#### MATERIAL SHOWN ####
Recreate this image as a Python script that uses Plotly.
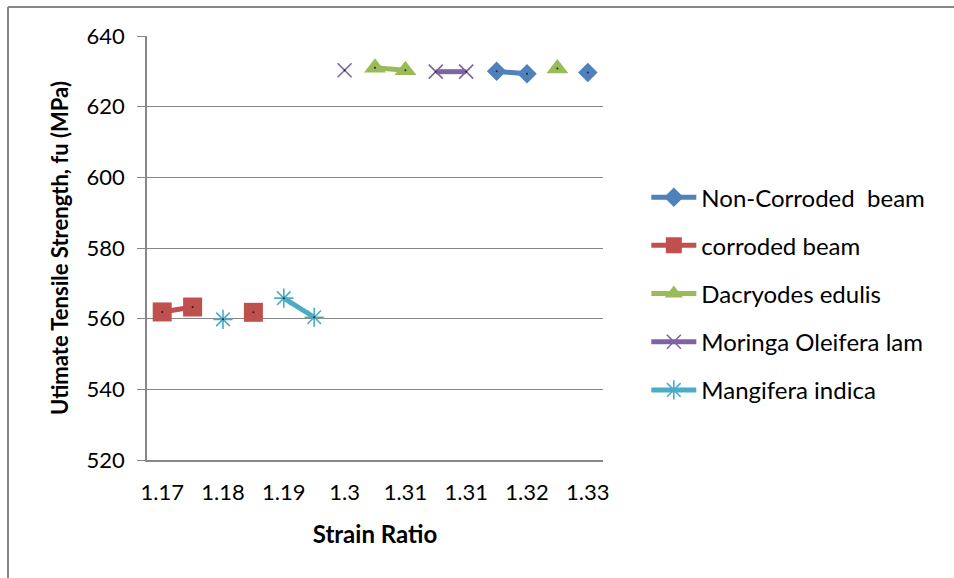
import plotly.graph_objects as go

# Strain ratio categories (15 positions on the category axis)
strain_ratio = ["1.17", "1.17", "1.18", "1.18", "1.19", "1.19", "1.3", "1.3",
                "1.31", "1.31", "1.31", "1.31", "1.32", "1.32", "1.33"]
positions = list(range(len(strain_ratio)))

# Ultimate tensile strength (MPa) for each specimen group
non_corroded = [None, None, None, None, None, None, None, None, None, None, None, 630.0, 629.3, None, 629.7]
corroded = [561.9, 563.3, None, 561.8, None, None, None, None, None, None, None, None, None, None, None]
dacryodes = [None, None, None, None, None, None, None, 631.0, 630.3, None, None, None, None, 630.8, None]
moringa = [None, None, None, None, None, None, 630.3, None, None, 629.9, 629.9, None, None, None, None]
mangifera = [None, None, 559.8, None, 565.8, 560.4, None, None, None, None, None, None, None, None, None]

series = [
    ("Non-Corroded\u00a0 beam", non_corroded, "#4F81BD", "diamond", 15, 0),
    ("corroded beam", corroded, "#C0504D", "square", 19, 0),
    ("Dacryodes edulis", dacryodes, "#9BBB59", "triangle-up", 19, 0),
    ("Moringa Oleifera lam", moringa, "#8064A2", "x-thin", 14, 1.6),
    ("Mangifera indica", mangifera, "#4BACC6", "asterisk", 16, 1.6),
]

fig = go.Figure()
for i, (name, vals, color, symbol, size, lw) in enumerate(series):
    fig.add_trace(go.Scatter(
        x=positions, y=vals, name=name, mode="lines+markers",
        connectgaps=False, legendgroup=f"g{i}",
        line=dict(color=color, width=5),
        marker=dict(symbol=symbol, size=size, color=color,
                    line=dict(color=color, width=lw)),
    ))

# small centre dots on each data point
for name, vals, color, symbol, size, lw in series:
    fig.add_trace(go.Scatter(
        x=positions, y=vals, mode="markers", showlegend=False, hoverinfo="skip",
        marker=dict(symbol="circle", size=2, color="#222222"),
    ))

grid_color = "#878787"
fig.update_layout(
    width=954, height=578,
    margin=dict(l=147, r=351, t=36, b=118),
    paper_bgcolor="white", plot_bgcolor="white",
    font=dict(family="Lato, 'Open Sans', sans-serif", size=22, color="#000000"),
    showlegend=True,
    legend=dict(x=1.095, y=0.672, xanchor="left", yanchor="top",
                font=dict(size=24), tracegroupgap=14, traceorder="grouped",
                itemwidth=45, bgcolor="rgba(0,0,0,0)"),
    xaxis=dict(
        range=[-0.5, 14.5], tickmode="array",
        tickvals=positions[::2], ticktext=strain_ratio[::2],
        showgrid=False, zeroline=False, showline=True,
        linecolor=grid_color, linewidth=1.5, ticks="",
        tickfont=dict(size=22), ticklabelstandoff=12,
        title=dict(text="<b>Strain Ratio</b>", font=dict(size=24), standoff=22),
    ),
    yaxis=dict(
        range=[520, 640], tickmode="array",
        tickvals=[520, 540, 560, 580, 600, 620, 640],
        showgrid=True, gridcolor=grid_color, gridwidth=1.2, zeroline=False,
        showline=True, linecolor=grid_color, linewidth=1.5,
        ticks="outside", ticklen=8, tickcolor=grid_color,
        tickfont=dict(size=22), ticklabelstandoff=8,
        title=dict(text="<b>Utimate Tensile Strength, fu (MPa)</b>",
                   font=dict(size=22), standoff=12),
    ),
)

# chart-area border (left and top edges)
fig.add_shape(type="line", xref="paper", yref="paper",
              x0=-0.3048, y0=-0.29, x1=-0.3048, y1=1.0684,
              line=dict(color="#868686", width=2))
fig.add_shape(type="line", xref="paper", yref="paper",
              x0=-0.3048, y0=1.0684, x1=1.8, y1=1.0684,
              line=dict(color="#868686", width=2))

fig.write_html("out.html")
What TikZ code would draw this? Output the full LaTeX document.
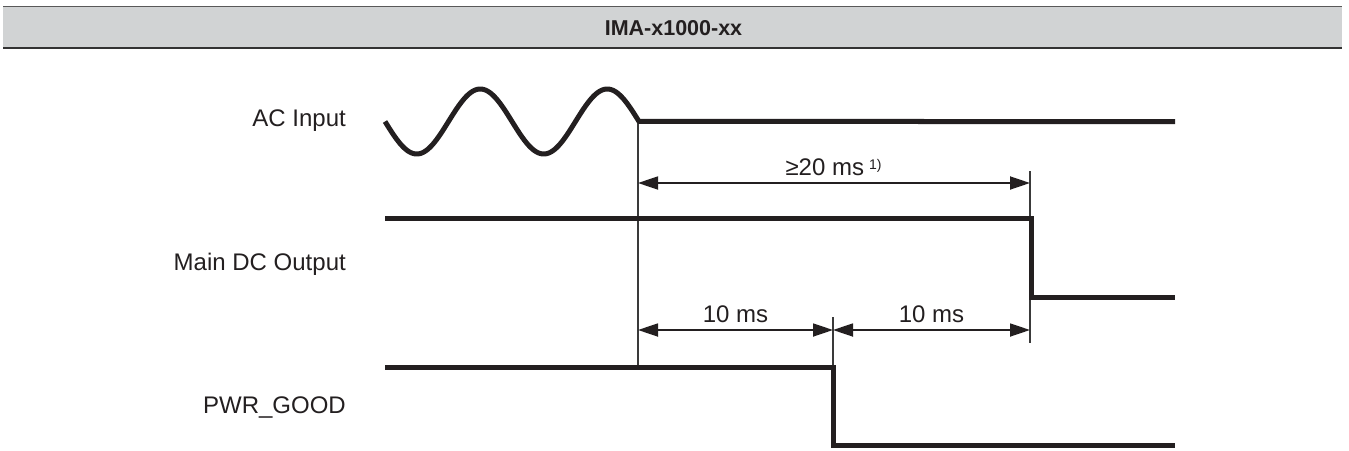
\documentclass[tikz,border=0pt]{standalone}
\usepackage{fontspec}
\setmainfont{Liberation Sans}
\usetikzlibrary{arrows.meta}
\definecolor{ink}{HTML}{231F20}
\definecolor{hdr}{HTML}{D1D3D4}
\definecolor{thin}{HTML}{3A3A3A}
\tikzset{
  signal/.style={draw=ink, line width=5pt},
  marker/.style={draw=thin, line width=1.4pt},
  dim/.style={draw=ink, line width=1.8pt, {Triangle[length=20pt,width=13pt]}-{Triangle[length=20pt,width=13pt]}},
  lbl/.style={inner sep=0pt, text=ink, font=\fontsize{24}{28}\selectfont},
}
\begin{document}
\begin{tikzpicture}[x=1pt,y=-1pt]
\useasboundingbox (0,0) rectangle (1349,450);
% header
\fill[hdr] (3,6) rectangle (1342,48);
\draw[draw=black!65, line width=1.5pt] (3,6.5) -- (1342,6.5);
\draw[draw=black!80, line width=2pt] (3,48) -- (1342,48);
\node[inner sep=0pt, anchor=base, text=ink, font=\fontsize{21.5}{25}\selectfont\bfseries] (title) at (673.5,35) {IMA-x1000-xx};
% labels
\node[lbl, anchor=base east] (lac) at (346,126) {AC Input};
\node[lbl, anchor=base east] (ldc) at (346,270) {Main DC Output};
\node[lbl, anchor=base east] (lpg) at (346,413) {PWR\_GOOD};
% coordinates
\coordinate (acR) at (1175,121.5);
\coordinate (dcL) at (385,218);
\coordinate (dcK) at (1031,218);
\coordinate (dcD) at (1031,297);
\coordinate (dcR) at (1175,297);
\coordinate (pgL) at (385,367);
\coordinate (pgK) at (833,367);
\coordinate (pgD) at (833,445);
\coordinate (pgR) at (1175,445);
\coordinate (m1t) at (638,121.5);
\coordinate (m1b) at (638,367);
\coordinate (m2t) at (1030,171);
\coordinate (m2b) at (1030,343);
\coordinate (m3t) at (833,317);
\coordinate (m3b) at (833,367);
\coordinate (a1L) at (638,183);
\coordinate (a1R) at (1030,183);
\coordinate (a2L) at (638,330);
\coordinate (a2M) at (833,330);
\coordinate (a2R) at (1030,330);
% markers
\draw[marker] (m1t) -- (m1b);
\draw[marker] (m2t) -- (m2b);
\draw[marker] (m3t) -- (m3b);
% signals
\draw[signal, line join=round] plot[domain=0:254, samples=200] ({385+\x},{121.5+32.5*sin(2.834646*\x)}) -- (acR);
\draw[signal] (dcL) -- (dcK) -- (dcD) -- (dcR);
\draw[signal] (pgL) -- (pgK) -- (pgD) -- (pgR);
% dimensions
\draw[dim] (a1L) -- (a1R);
\draw[dim] (a2L) -- (a2M);
\draw[dim] (a2M) -- (a2R);
\node[lbl, anchor=base] (t20) at (833.5,175) {≥20 ms\hspace{5pt}\raisebox{6pt}{\fontsize{14}{16}\selectfont 1)}};
\node[lbl, anchor=base] (t10a) at (735.5,322) {10 ms};
\node[lbl, anchor=base] (t10b) at (931.5,322) {10 ms};
\end{tikzpicture}
\end{document}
####
GOAL.
In the records above, find each line with the word "Output" and copy it.

TASK RESPONSE.
What TikZ code would draw this? Output the full LaTeX document.
\node[lbl, anchor=base east] (ldc) at (346,270) {Main DC Output};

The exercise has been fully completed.